If your notes reach maturity without a conversion, repayment terms kick in. However, it’s common for companies to negotiate an extension or conversion option with noteholders, as they usually prefer future equity over immediate repayment. Most investors don’t want repayment but rather an equity stake, so “majority rules” provisions in your note agreements can help extend maturity dates smoothly.

How does an “acquihire” impact my noteholders?
In acquihire situations, where the acquirer is primarily interested in hiring the target company’s team, convertible noteholders could face challenges if the acquirer doesn’t provide enough cash to repay them. Options include negotiating with the acquirer to add sufficient cash for note repayment or reaching an agreement with noteholders to accept less than the owed amount.

What is “warrant coverage” in a convertible debt round?
Warrant coverage offers noteholders the right to buy additional stock at a preset price, similar to an option. Warrants serve as a sweetener in some rounds, typically for lead investors or as an incentive to secure early commitments.
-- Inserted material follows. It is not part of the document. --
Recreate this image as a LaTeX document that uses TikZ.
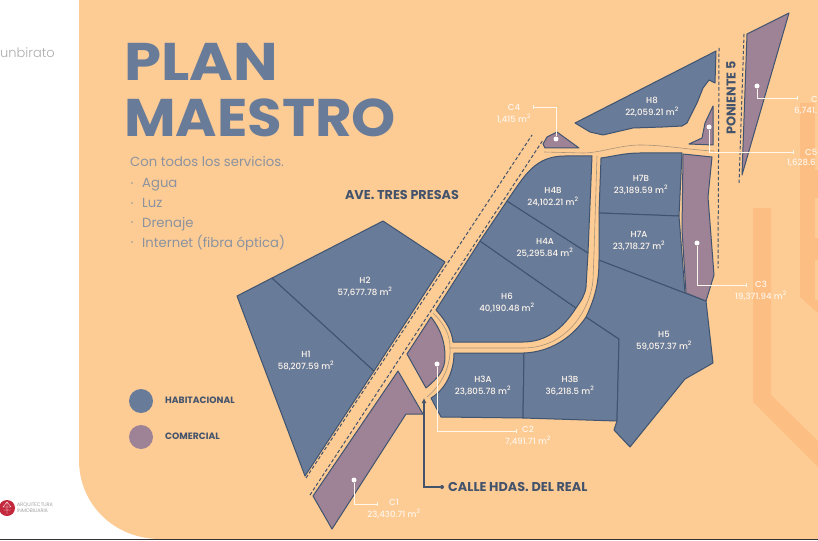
\documentclass[tikz,border=0pt]{standalone}
\usepackage{fontspec}
\usetikzlibrary{arrows.meta}
\setmainfont{Poppins}
\newfontfamily\pmed[UprightFont=* Medium]{Poppins}
\newfontfamily\psemi[UprightFont=* SemiBold]{Poppins}
\newfontfamily\plight[UprightFont=* Light]{Poppins}
\definecolor{peach}{HTML}{FDCB94}
\definecolor{strip}{HTML}{FDBE84}
\definecolor{lotblue}{HTML}{687B99}
\definecolor{lotedge}{HTML}{3F5470}
\definecolor{mauve}{HTML}{9E8295}
\definecolor{ink}{HTML}{43536C}
\definecolor{bodytext}{HTML}{8B93A0}
\definecolor{centre}{HTML}{A8957C}
\definecolor{lblwhite}{HTML}{FFF6EC}
\definecolor{logored}{HTML}{C4283C}
\tikzset{
  lot/.style={fill=lotblue,draw=lotedge,line width=1pt,line join=round},
  shop/.style={fill=mauve,draw=lotedge,line width=1pt,line join=round},
  roaddash/.style={draw=ink,line width=1pt,dash pattern=on 3.4pt off 2.2pt},
  roadline/.style={draw=centre,line width=0.6pt},
  leader/.style={draw=lblwhite,line width=0.7pt},
  tick/.style={draw=lblwhite,line width=0.7pt},
  pin/.style={circle,fill=white,inner sep=0pt,minimum size=5pt},
  lbl/.style={text=lblwhite,font=\pmed\fontsize{8.6}{12}\selectfont,inner sep=0pt,align=center},
  lbll/.style={lbl,anchor=west},
  street/.style={text=ink,font=\bfseries\fontsize{12.8}{14}\selectfont,inner sep=0pt},
  legendtxt/.style={text=ink,font=\bfseries\fontsize{9.2}{11}\selectfont,inner sep=0pt,anchor=west},
  item/.style={text=bodytext,font=\fontsize{13.2}{15}\selectfont,inner sep=0pt,anchor=base west},
  bul/.style={circle,fill=bodytext,inner sep=0pt,minimum size=1.8pt},
  title/.style={text=lotblue,font=\bfseries\fontsize{53}{55}\selectfont,inner sep=0pt,anchor=base west},
}
\newcommand{\sq}{m\textsuperscript{2}}
\begin{document}
\begin{tikzpicture}[x=1pt,y=-1pt]
\useasboundingbox (0,0) rectangle (818,540);
\clip (0,0) rectangle (818,540);
\fill[white] (0,0) rectangle (818,540);
% ground
\fill[peach] (79,0) -- (818,0) -- (818,539) -- (160,539) .. controls (115,539) and (79,505) .. (79,460) -- cycle;
% background strips
\fill[strip] (753,208) -- (771,208) -- (771,395) -- (818,441) -- (818,467) -- (753,402) -- cycle;
\fill[strip] (800,103) -- (818,103) -- (818,313) -- (800,297) -- cycle;
\fill[peach] (815,103) rectangle (818,170);
\fill[peach] (815,198) rectangle (818,238);
\fill[peach] (815,260) rectangle (818,300);
% road centre lines
\draw[roadline] (544,152) -- (583,153) .. controls (600,153) and (620,145) .. (640,145) .. controls (665,145) and (690,150) .. (714,151);
\draw[roadline] (597,156) -- (594,253) -- (593,280) .. controls (591,305) and (570,348) .. (523,348) -- (450,348);
\draw[roadline] (433,313) .. controls (445,325) and (450,335) .. (450,348) .. controls (451,365) and (442,385) .. (427,397);
% lots
\draw[lot] (237,296) -- (272,278) -- (374,371) -- (305,476) -- cycle;
\draw[lot] (272,278) -- (383,221) -- (445,262) -- (374,371) -- cycle;
\draw[lot] (454,353) -- (524,353) -- (523,418) -- (441,417) -- (431,398) .. controls (445,390) and (454,372) .. (454,353) -- cycle;
\draw[lot] (524,353) .. controls (550,352) and (572,338) .. (586,317) -- (619,339) -- (617,421) -- (523,418) -- cycle;
\draw[lot] (586,317) .. controls (594,300) and (599,285) .. (599,260) -- (685,293) -- (706,301) -- (713,363) -- (685,379) -- (630,447) -- (614,430) -- (617,421) -- (619,339) -- cycle;
\draw[lot] (436,310) -- (480,241) -- (576,308) .. controls (562,330) and (545,342) .. (523,342) -- (453,342) .. controls (452,332) and (447,322) .. (436,310) -- cycle;
\draw[lot] (480,241) -- (507,201) -- (588,253) -- (586,287) .. controls (585,295) and (581,301) .. (576,308) -- cycle;
\draw[lot] (507,201) .. controls (525,175) and (535,156) .. (565,156) -- (592,156) -- (588,253) -- cycle;
\draw[lot] (601,158) .. controls (615,156) and (625,153) .. (640,153) -- (682,153) -- (679,216) -- (599,213) -- cycle;
\draw[lot] (599,213) -- (679,216) -- (685,293) -- (599,260) -- cycle;
\draw[lot] (716,51) -- (575,123) -- (590,132) -- (603,135) -- (633,128) -- (663,127) -- (682,126) -- (687,123) -- (697,103) -- (703,88) -- (709,80) -- (715,83) -- cycle;
% commercial lots
\draw[shop] (313,496) -- (398,371) -- (423,414) -- (406,414) -- (332,529) -- cycle;
\draw[shop] (431,317) -- (407,354) -- (426,388) .. controls (438,378) and (445,370) .. (445,357) .. controls (445,342) and (441,330) .. (431,317) -- cycle;
\draw[shop] (683,154) -- (712,157) -- (708,197) -- (714,275) -- (706,301) -- (686,293) -- (682,230) -- cycle;
\draw[shop] (557,132) -- (579,148) -- (545,148) -- (543,144) -- (547,137) -- cycle;
\draw[shop] (713,106) -- (713,145) -- (689,144) -- (702,138) -- (705,123) -- cycle;
\draw[shop] (789,13) -- (747,34) -- (742,175) -- cycle;
% road edges
\coordinate (aveLa) at (306,478); \coordinate (aveLb) at (532,135);
\coordinate (aveRa) at (310,495); \coordinate (aveRb) at (543,140);
\coordinate (ponLa) at (719,48);  \coordinate (ponLb) at (718,268);
\coordinate (ponRa) at (744,34);  \coordinate (ponRb) at (739,184);
\draw[roaddash] (aveLa) -- (aveLb);
\draw[roaddash] (aveRa) -- (aveRb);
\draw[roaddash] (ponLa) -- (ponLb);
\draw[roaddash] (ponRa) -- (ponRb);
% title and list
\node[title] (tA) at (124,81) {\scalebox{1.12}[1]{PLAN}};
\node[title] (tB) at (124,137) {\scalebox{1.06}[1]{MAESTRO}};
\node[item] (iA) at (130,167) {Con todos los servicios.};
\node[bul] (bA) at (132,183) {}; \node[item] (iB) at (142,187) {Agua};
\node[bul] (bB) at (132,203) {}; \node[item] (iC) at (142,207) {Luz};
\node[bul] (bC) at (132,222) {}; \node[item] (iD) at (142,227) {Drenaje};
\node[bul] (bD) at (132,242) {}; \node[item] (iE) at (142,247) {Internet (fibra óptica)};
% street names
\node[street] (ave) at (402,195) {AVE. TRES PRESAS};
\node[street,rotate=90] (pon) at (731,98) {PONIENTE 5};
\node[street,anchor=west] (calle) at (448,486.5) {CALLE HDAS. DEL REAL};
\node[circle,fill=ink,inner sep=0pt,minimum size=4pt] (calleDot) at (442,487) {};
\coordinate (calleBend) at (424,487);
\coordinate (calleTip) at (424,398);
\draw[ink,line width=1.1pt,-{Latex[length=5pt,width=5pt]}] (calleDot) -- (calleBend) -- (calleTip);
% legend
\node[circle,fill=lotblue,inner sep=0pt,minimum size=24pt] (legA) at (141,401) {};
\node[circle,fill=mauve,inner sep=0pt,minimum size=24pt] (legB) at (141,437) {};
\node[legendtxt] (legAt) at (165,400) {HABITACIONAL};
\node[legendtxt] (legBt) at (165,436) {COMERCIAL};
% lot labels
\foreach \nm/\x/\y/\aa/\vv in {
  H1/306/361/H1/58{,}207.59,
  H2/365/287/H2/57{,}677.78,
  H3A/483/386/H3A/23{,}805.78,
  H3B/570/386/H3B/36{,}218.5,
  H4A/545/248/H4A/25{,}295.84,
  H4B/553/197/H4B/24{,}102.21,
  H5/664/341/H5/59{,}057.37,
  H6/507/303/H6/40{,}190.48,
  H7A/639/241/H7A/23{,}718.27,
  H7B/641/185/H7B/23{,}189.59,
  H8/652/107/H8/22{,}059.21,
  C1/394/509/C1/23{,}430.71,
  C2/528/436/C2/7{,}491.71,
  C3/761/291/C3/19{,}371.94,
  C4/514/114/C4/1{,}415}
  {\node[lbl] (lab\nm) at (\x,\y) {\aa\\\vv\ \sq};}
% cut-off labels at the right edge
\node[lbll] (labC6a) at (811,99) {C};
\node[lbll] (labC6b) at (794,111) {6,741.};
\node[lbll] (labC5a) at (805,152) {C5};
\node[lbll] (labC5b) at (787,163) {1,628.6};
% leaders
\node[pin] (pC1) at (354,480) {}; \coordinate (bC1) at (354,504); \coordinate (eC1) at (377,504);
\node[pin] (pC2) at (437,364) {}; \coordinate (bC2) at (437,431); \coordinate (eC2) at (516,431);
\node[pin] (pC3) at (697,243) {}; \coordinate (bC3) at (697,285); \coordinate (eC3) at (746,285);
\node[pin] (pC4) at (556,139) {}; \coordinate (bC4) at (556,107); \coordinate (eC4) at (533,107);
\node[pin] (pC5) at (709,127) {}; \coordinate (bC5) at (709,152); \coordinate (eC5) at (793,152);
\node[pin] (pC6) at (757,86) {};  \coordinate (bC6) at (757,98.5);  \coordinate (eC6) at (797,98.5);
\foreach \k in {C1,C2,C3,C4,C5,C6}{
  \draw[leader] (p\k) -- (b\k) -- (e\k);
  \draw[tick] ([yshift=-2pt]e\k) -- ([yshift=2pt]e\k);
}
% logos
\node[text=black!32,font=\plight\fontsize{13}{15}\selectfont,inner sep=0pt,anchor=east] (brand) at (55,53) {unbirato};
\node[circle,fill=logored,inner sep=0pt,minimum size=16pt] (logo) at (7,508) {};
\draw[white,line width=0.35pt] (7,502) -- (3,507) -- (11,507) -- cycle (7,502) -- (7,514) (3.5,510) -- (10.5,510);
\node[text=black!45,font=\plight\fontsize{5}{5.8}\selectfont,inner sep=0pt,anchor=west,align=left] (logotxt) at (17,508) {ARQUITECTURA\\INMOBILIARIA};
% bottom rule
\fill[black!80] (0,539) rectangle (818,540);
\end{tikzpicture}
\end{document}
While less common than discounts, warrants can appeal in larger deals, providing additional upside without immediate cash expenditure. Always consult tax counsel before including warrants, as they can carry tax implications.

What does it mean when an investor requests a “security interest”?
A security interest grants debt holders a priority claim on specific company assets if the company defaults. While rare in early-stage convertible debt, secured debt may emerge in distressed situations. Given the potential ramifications, consult legal counsel before granting a security interest to convertible noteholders.

What are pro rata rights, and should I grant them?
Pro rata rights (or participation rights) allow investors to maintain their ownership percentage by participating in future financings. These rights are increasingly common, especially with institutional investors, and allow holders to invest further in subsequent rounds. Pro rata rights typically apply only to the immediate next financing and are calculated based on the investor’s ownership before the financing.

If I need additional funds after an initial debt round, can I issue more convertible notes?
Yes. You can either extend the terms of the existing notes, with investor approval, or start a new round with updated terms if your company has made significant progress since the initial round. While investor approval may not be required, keeping early investors informed promotes transparency and helps maintain strong investor relationships.

What if I raise an equity round that doesn’t meet the “qualified financing” threshold?
If your convertible debt is structured to convert automatically above a certain financing threshold (typically $1-2 million), and your next round doesn’t meet it, you’ll need to negotiate with noteholders. New investors often prefer not to carry unconverted debt on the books, so discussing options with both groups before closing the round is ideal.

How does bank debt rank compared to convertible notes in the event of liquidation?
Generally, bank debt takes priority if secured, meaning banks have first claim on assets if the company dissolves. Convertible notes are often unsecured and have equal priority unless otherwise specified, meaning noteholders are likely next in line but behind secured creditors.

What if my company can’t repay the notes—can investors take control of the IP?
Technically, if notes mature and repayment isn’t possible, investors could seek action to recover their funds, but this is rare for early-stage investors. Early-stage noteholders typically prefer flexibility, understanding that aggressive recovery actions may not maximize their investment or value.